The Network in Canadian History and Environment (NiCHE), originally based at the University of Western Ontario, was established in 2004 as a confederation of scholars working in the field of Canadian environmental history and Canadian-based scholars working in the fields of historical geography and environmental history, but focused on other regions of the world. Organization HQ has since moved to York University.

The network now has over 1000 members, primarily researchers in the fields of history, geography, and the humanities.

== Mission ==

The NiCHE website describes the network's mission: "Understanding today's environment demands a clear understanding of its past. Unless environmental matters are studied in their historical context, there can be no measurement of relative change. NiCHE is a confederation of researchers and educators who work at the intersection of nature and history, seeking to provide that context. NiCHE acts to help make that work more available to fellow researchers, policy makers and the Canadian public."

Natural scientists and policymakers need access to environmental history research so that they can make informed decisions about current and future practices. NiCHE seeks to provide historical context of environmental issues and to promote dialogue between researchers of different disciplines as well as with policymakers.
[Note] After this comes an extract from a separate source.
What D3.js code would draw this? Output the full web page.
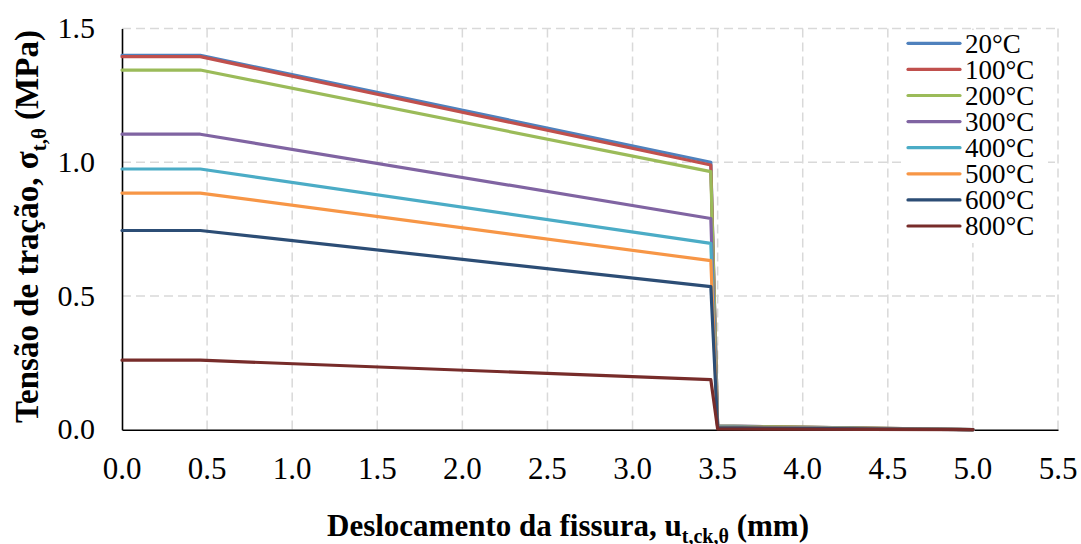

Just as importantly, NiCHE is committed to engaging with the broader public, working to preserve and interpret Canada's past for the benefit of all Canadians.

== Activities ==

Web Space
The NiCHE Digital Infrastructure project provides a space on the web to members in need of a way to disseminate their research. The NiCHE website hosts a number of blogs in English and French that make Canadian environmental history more accessible to the wider public. NiCHE also works to adopt, digitizes and publicizes research databases. NiCHE can also digitize and present illustrations, maps and other materials complementary to print publications.

Networking
NiCHE sponsors numerous events on local, regional, national and global scales to help build a strong network of Canadian environmental historians. Numerous regional networks exist within the NiCHE structure. Moreover, NiCHE facilitates communication with a wide variety of organizations interested in Canadian nature and history. NiCHE also works with the American Society for Environmental History and the European Society of Environmental History to help build a global network of researchers. To this end, NiCHE co-sponsored the first World Congress of Environmental History held in Copenhagen in 2009. Finally, the NiCHE New Scholar's committee uses Skype and other free online resources to run online events, including monthly writing support groups and an annual virtual conference called Place and Placelessness.

Podcast
NiCHE sponsors a monthly audio podcast called Nature's Past: Canadian Environmental History Podcast. Sean Kheraj, a new professor in the history department at York University, interviews Canadian environmental historians and historical geographers and helps mobilize their research beyond the limited orbit of academic publishing.

Projects
Each fall, NiCHE holds a "Call for Projects", with funding for new, one-time projects. NiCHE looks to support innovative projects that mobilize or disseminate Canadian environmental history.

== Funding ==

In 2007, NiCHE was awarded a Social Sciences and Humanities Research Council of Canada Strategic Knowledge Clusters grant, giving it stable funding through 2014.